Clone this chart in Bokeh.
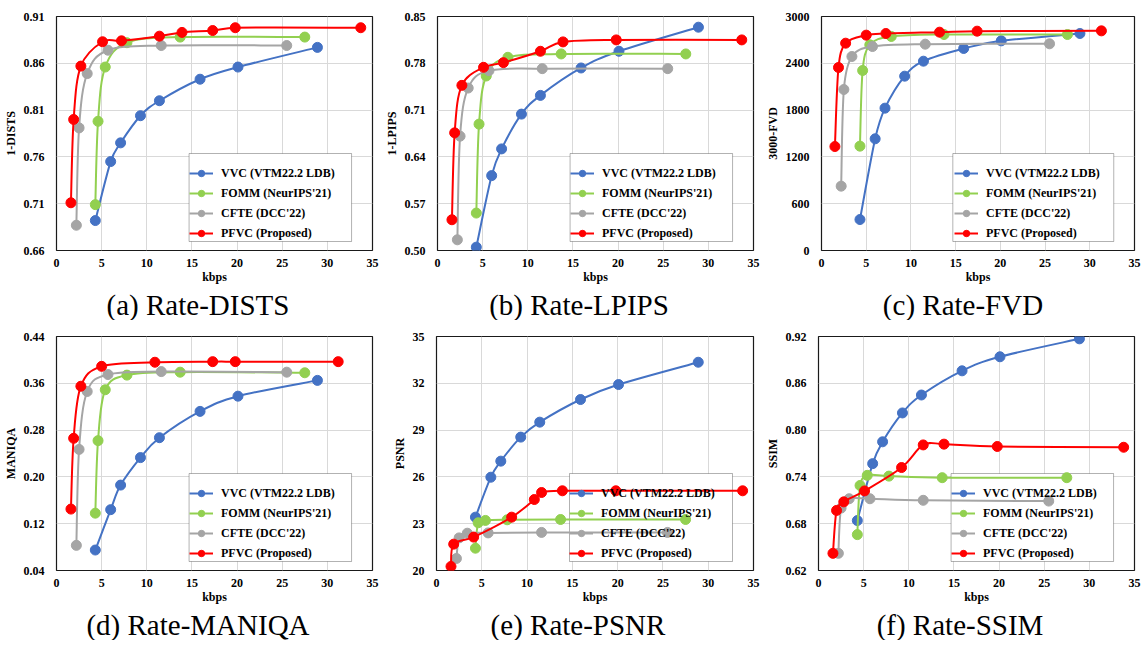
import numpy as np
from bokeh.plotting import figure
from bokeh.models import (Range1d, FixedTicker, NumeralTickFormatter, Legend, LegendItem, Title,
                          BoxAnnotation)
from bokeh.layouts import row, column
from bokeh.embed import file_html
from bokeh.resources import INLINE

# ---------------- data ----------------
series_names = ["VVC (VTM22.2 LDB)", "FOMM (NeurIPS'21)", "CFTE (DCC'22)", "PFVC (Proposed)"]
series_colors = ["#4472C4", "#92D050", "#A5A5A5", "#FF0000"]

kbps_ticks = [0, 5, 10, 15, 20, 25, 30, 35]

kbps_vvc = [4.3, 6.0, 7.1, 9.3, 11.4, 15.9, 20.1, 28.9]
kbps_fomm = [4.3, 4.6, 5.4, 7.8, 13.7, 27.5]
kbps_cfte = [2.2, 2.5, 3.4, 5.7, 11.6, 25.5]

# (a) 1-DISTS
dists_ticks = [0.66, 0.71, 0.76, 0.81, 0.86, 0.91]
dists_vvc = [0.692, 0.755, 0.775, 0.804, 0.820, 0.843, 0.856, 0.877]
dists_fomm = [0.709, 0.798, 0.856, 0.882, 0.888, 0.888]
dists_cfte = [0.687, 0.791, 0.849, 0.874, 0.879, 0.879]
dists_pfvc_kbps = [1.6, 1.9, 2.7, 5.1, 7.2, 11.4, 13.9, 17.3, 19.8, 33.7]
dists_pfvc = [0.711, 0.800, 0.857, 0.883, 0.884, 0.889, 0.893, 0.895, 0.898, 0.898]

# (b) 1-LPIPS
lpips_ticks = [0.50, 0.57, 0.64, 0.71, 0.78, 0.85]
lpips_vvc = [0.505, 0.612, 0.652, 0.704, 0.732, 0.773, 0.798, 0.834]
lpips_fomm = [0.556, 0.689, 0.761, 0.789, 0.794, 0.794]
lpips_cfte = [0.516, 0.671, 0.743, 0.769, 0.772, 0.772]
lpips_pfvc_kbps = [1.6, 1.9, 2.7, 5.1, 7.3, 11.4, 13.9, 19.8, 33.7]
lpips_pfvc = [0.546, 0.676, 0.747, 0.774, 0.781, 0.798, 0.812, 0.815, 0.815]

# (c) 3000-FVD
fvd_ticks = [0, 600, 1200, 1800, 2400, 3000]
fvd_vvc = [397, 1432, 1825, 2235, 2427, 2590, 2688, 2782]
fvd_fomm = [1338, 2308, 2637, 2744, 2769, 2769]
fvd_cfte = [825, 2064, 2487, 2615, 2645, 2650]
fvd_pfvc_kbps = [1.5, 1.9, 2.7, 5.0, 7.2, 13.2, 17.4, 31.3]
fvd_pfvc = [1333, 2346, 2658, 2761, 2782, 2799, 2812, 2816]

# (d) MANIQA
maniqa_ticks = [0.04, 0.12, 0.20, 0.28, 0.36, 0.44]
maniqa_vvc = [0.075, 0.144, 0.186, 0.233, 0.267, 0.312, 0.338, 0.365]
maniqa_fomm = [0.138, 0.262, 0.349, 0.374, 0.379, 0.378]
maniqa_cfte = [0.083, 0.247, 0.346, 0.375, 0.380, 0.379]
maniqa_pfvc_kbps = [1.6, 1.9, 2.7, 5.0, 10.9, 17.3, 19.8, 31.2]
maniqa_pfvc = [0.145, 0.266, 0.355, 0.389, 0.396, 0.397, 0.397, 0.397]

# (e) PSNR
psnr_ticks = [20, 23, 26, 29, 32, 35]
psnr_vvc = [23.42, 25.98, 27.01, 28.55, 29.51, 30.96, 31.92, 33.35]
psnr_fomm = [21.43, 23.06, 23.21, 23.25, 23.27, 23.27]
psnr_cfte = [20.77, 22.09, 22.39, 22.41, 22.44, 22.44]
psnr_pfvc_kbps = [1.6, 1.9, 4.1, 8.3, 10.8, 11.6, 13.9, 19.8, 33.8]
psnr_pfvc = [20.26, 21.69, 22.14, 23.42, 24.55, 25.00, 25.11, 25.11, 25.11]

# (f) SSIM
ssim_ticks = [0.62, 0.68, 0.74, 0.80, 0.86, 0.92]
ssim_vvc = [0.684, 0.757, 0.785, 0.822, 0.845, 0.876, 0.894, 0.917]
ssim_fomm = [0.666, 0.729, 0.742, 0.741, 0.739, 0.739]
ssim_cfte = [0.642, 0.700, 0.712, 0.712, 0.710, 0.709]
ssim_pfvc_kbps = [1.6, 2.0, 2.8, 5.1, 9.2, 11.6, 13.9, 19.8, 33.8]
ssim_pfvc = [0.642, 0.697, 0.708, 0.722, 0.752, 0.781, 0.782, 0.779, 0.778]

# ---------------- styling ----------------
SERIF = "Liberation Serif"
FIG_W = 381
FIG_H = 320
BORDER_L = 55
BORDER_T = 16
BORDER_B = 70
FRAME_W = 317
FRAME_H = FIG_H - BORDER_T - BORDER_B

# legend geometry (pixels)
LEG_PAD, LEG_SPACING, LEG_ROW = 6, 4, 16
LEG_GLYPH_W, LEG_STANDOFF, LEG_LABEL_W = 24, 8, 119
LEG_W = 2 * LEG_PAD + LEG_GLYPH_W + LEG_STANDOFF + LEG_LABEL_W
LEG_H = 2 * LEG_PAD + 4 * LEG_ROW + 3 * LEG_SPACING
LEG_X, LEG_Y = 133, 9

# Times / Liberation Serif advance widths (1/1000 em), used to place captions
CHAR_W = {"(": 333, ")": 333, " ": 250, "-": 333, "a": 444, "b": 500, "c": 444, "d": 500,
          "e": 444, "f": 333, "t": 278, "R": 667, "D": 722, "I": 333, "S": 556, "T": 611,
          "L": 611, "P": 556, "F": 556, "V": 722, "M": 889, "A": 722, "N": 722, "Q": 722}
CAP_SIZE = 29


def smooth_beziers(xs, ys, sx, sy):
    """Excel-like smoothed line: cubic Bezier control points per segment."""
    P = np.column_stack([np.asarray(xs, float) * sx, np.asarray(ys, float) * sy])
    n = len(P)
    out = {k: [] for k in ("x0", "y0", "x1", "y1", "cx0", "cy0", "cx1", "cy1")}
    for i in range(n - 1):
        p0 = P[max(i - 1, 0)]
        p1 = P[i]
        p2 = P[i + 1]
        p3 = P[min(i + 2, n - 1)]
        d12 = np.hypot(*(p2 - p1))
        d02 = np.hypot(*(p2 - p0))
        d13 = np.hypot(*(p3 - p1))
        f1 = 1 / 6
        f2 = 1 / 6
        if d02 > 0 and d02 / 6 > d12 / 2:
            f1 = d12 / d02 / 2
        if d13 > 0 and d13 / 6 > d12 / 2:
            f2 = d12 / d13 / 2
        c1 = p1 + f1 * (p2 - p0)
        c2 = p2 - f2 * (p3 - p1)
        out["x0"].append(p1[0] / sx); out["y0"].append(p1[1] / sy)
        out["x1"].append(p2[0] / sx); out["y1"].append(p2[1] / sy)
        out["cx0"].append(c1[0] / sx); out["cy0"].append(c1[1] / sy)
        out["cx1"].append(c2[0] / sx); out["cy1"].append(c2[1] / sy)
    return out


def make_panel(caption, ylabel, yticks, yfmt, series, mbr):
    y0, y1 = yticks[0], yticks[-1]
    p = figure(width=FIG_W, height=FIG_H, x_range=Range1d(0, 35), y_range=Range1d(y0, y1),
               output_backend="svg", toolbar_location=None,
               min_border_left=BORDER_L, min_border_right=mbr, min_border_top=BORDER_T,
               min_border_bottom=BORDER_B,
               background_fill_color="white", border_fill_color="white")
    p.outline_line_color = "#1a1a1a"
    p.outline_line_width = 1.2
    p.xgrid.ticker = FixedTicker(ticks=kbps_ticks)
    p.ygrid.ticker = FixedTicker(ticks=yticks)
    p.grid.grid_line_color = "#D9D9D9"
    p.grid.grid_line_width = 1
    p.xaxis.ticker = FixedTicker(ticks=kbps_ticks)
    p.yaxis.ticker = FixedTicker(ticks=yticks)
    p.yaxis.formatter = NumeralTickFormatter(format=yfmt)
    p.xaxis.axis_label = "kbps"
    p.yaxis.axis_label = ylabel
    for ax in (p.xaxis[0], p.yaxis[0]):
        ax.axis_line_color = None
        ax.major_tick_line_color = None
        ax.minor_tick_line_color = None
        ax.major_tick_out = 0
        ax.major_tick_in = 0
        ax.minor_tick_out = 0
        ax.minor_tick_in = 0
        ax.major_label_text_font = SERIF
        ax.major_label_text_font_style = "bold"
        ax.major_label_text_font_size = "12px"
        ax.major_label_text_color = "black"
        ax.axis_label_text_font = SERIF
        ax.axis_label_text_font_style = "bold"
        ax.axis_label_text_font_size = "12px"
        ax.axis_label_text_color = "black"
    p.xaxis.major_label_standoff = 8
    p.xaxis.axis_label_standoff = 0
    p.yaxis.major_label_standoff = 12
    p.yaxis.axis_label_standoff = 3

    sx = FRAME_W / 35.0
    sy = FRAME_H / float(y1 - y0)

    # legend box drawn beneath the curves (as in the reference)
    p.add_layout(BoxAnnotation(left=LEG_X / sx, right=(LEG_X + LEG_W) / sx,
                               bottom=y0 + LEG_Y / sy, top=y0 + (LEG_Y + LEG_H) / sy,
                               fill_color="white", fill_alpha=1.0,
                               line_color="black", line_width=1, level="underlay"))

    items = []
    for name, color, (xs, ys) in zip(series_names, series_colors, series):
        bz = smooth_beziers(xs, ys, sx, sy)
        r_line = p.bezier(x0="x0", y0="y0", x1="x1", y1="y1", cx0="cx0", cy0="cy0",
                          cx1="cx1", cy1="cy1", source=bz, line_color=color, line_width=2)
        r_pts = p.scatter(x=xs, y=ys, size=10, marker="circle", fill_color=color, line_color=color)
        items.append(LegendItem(label=name, renderers=[r_line, r_pts]))

    legend = Legend(items=items, location=(LEG_X, LEG_Y), margin=0, padding=LEG_PAD,
                    spacing=LEG_SPACING, glyph_width=LEG_GLYPH_W, glyph_height=LEG_ROW,
                    label_height=LEG_ROW, label_width=LEG_LABEL_W, label_standoff=LEG_STANDOFF,
                    border_line_color=None, background_fill_alpha=0.0,
                    label_text_font=SERIF, label_text_font_style="bold",
                    label_text_font_size="12px", label_text_color="black")
    p.add_layout(legend, "center")

    text_w = sum(CHAR_W.get(ch, 500) for ch in caption) / 1000.0 * CAP_SIZE
    offset = (FRAME_W - text_w) / 2.0 - 17
    p.add_layout(Title(text=caption, align="left", offset=offset, standoff=0,
                       text_font=SERIF, text_font_style="normal",
                       text_font_size=f"{CAP_SIZE}px", text_color="black"), "below")
    return p


pa = make_panel("(a) Rate-DISTS", "1-DISTS", dists_ticks, "0.00",
                [(kbps_vvc, dists_vvc), (kbps_fomm, dists_fomm), (kbps_cfte, dists_cfte),
                 (dists_pfvc_kbps, dists_pfvc)], 9)
pb = make_panel("(b) Rate-LPIPS", "1-LPIPS", lpips_ticks, "0.00",
                [(kbps_vvc, lpips_vvc), (kbps_fomm, lpips_fomm), (kbps_cfte, lpips_cfte),
                 (lpips_pfvc_kbps, lpips_pfvc)], 9)
pc = make_panel("(c) Rate-FVD", "3000-FVD", fvd_ticks, "0",
                [(kbps_vvc, fvd_vvc), (kbps_fomm, fvd_fomm), (kbps_cfte, fvd_cfte),
                 (fvd_pfvc_kbps, fvd_pfvc)], 9)
pd = make_panel("(d) Rate-MANIQA", "MANIQA", maniqa_ticks, "0.00",
                [(kbps_vvc, maniqa_vvc), (kbps_fomm, maniqa_fomm), (kbps_cfte, maniqa_cfte),
                 (maniqa_pfvc_kbps, maniqa_pfvc)], 9)
pe = make_panel("(e) Rate-PSNR", "PSNR", psnr_ticks, "0",
                [(kbps_vvc, psnr_vvc), (kbps_fomm, psnr_fomm), (kbps_cfte, psnr_cfte),
                 (psnr_pfvc_kbps, psnr_pfvc)], 9)
pf = make_panel("(f) Rate-SSIM", "SSIM", ssim_ticks, "0.00",
                [(kbps_vvc, ssim_vvc), (kbps_fomm, ssim_fomm), (kbps_cfte, ssim_cfte),
                 (ssim_pfvc_kbps, ssim_pfvc)], 9)

layout = column(row(pa, pb, pc), row(pd, pe, pf))
open("out.html", "w").write(file_html(layout, INLINE))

______

■ What needs to be done ■
Copy nothing but the lines from the top of the material through the line holding "kbps_cfte = [2.2, 2.5, 3.4, 5.7, 11.6, 25.5]", exactly as written; omit pictures.

■ Response for this exercise ■
Clone this chart in Bokeh.
import numpy as np
from bokeh.plotting import figure
from bokeh.models import (Range1d, FixedTicker, NumeralTickFormatter, Legend, LegendItem, Title,
                          BoxAnnotation)
from bokeh.layouts import row, column
from bokeh.embed import file_html
from bokeh.resources import INLINE

# ---------------- data ----------------
series_names = ["VVC (VTM22.2 LDB)", "FOMM (NeurIPS'21)", "CFTE (DCC'22)", "PFVC (Proposed)"]
series_colors = ["#4472C4", "#92D050", "#A5A5A5", "#FF0000"]

kbps_ticks = [0, 5, 10, 15, 20, 25, 30, 35]

kbps_vvc = [4.3, 6.0, 7.1, 9.3, 11.4, 15.9, 20.1, 28.9]
kbps_fomm = [4.3, 4.6, 5.4, 7.8, 13.7, 27.5]
kbps_cfte = [2.2, 2.5, 3.4, 5.7, 11.6, 25.5]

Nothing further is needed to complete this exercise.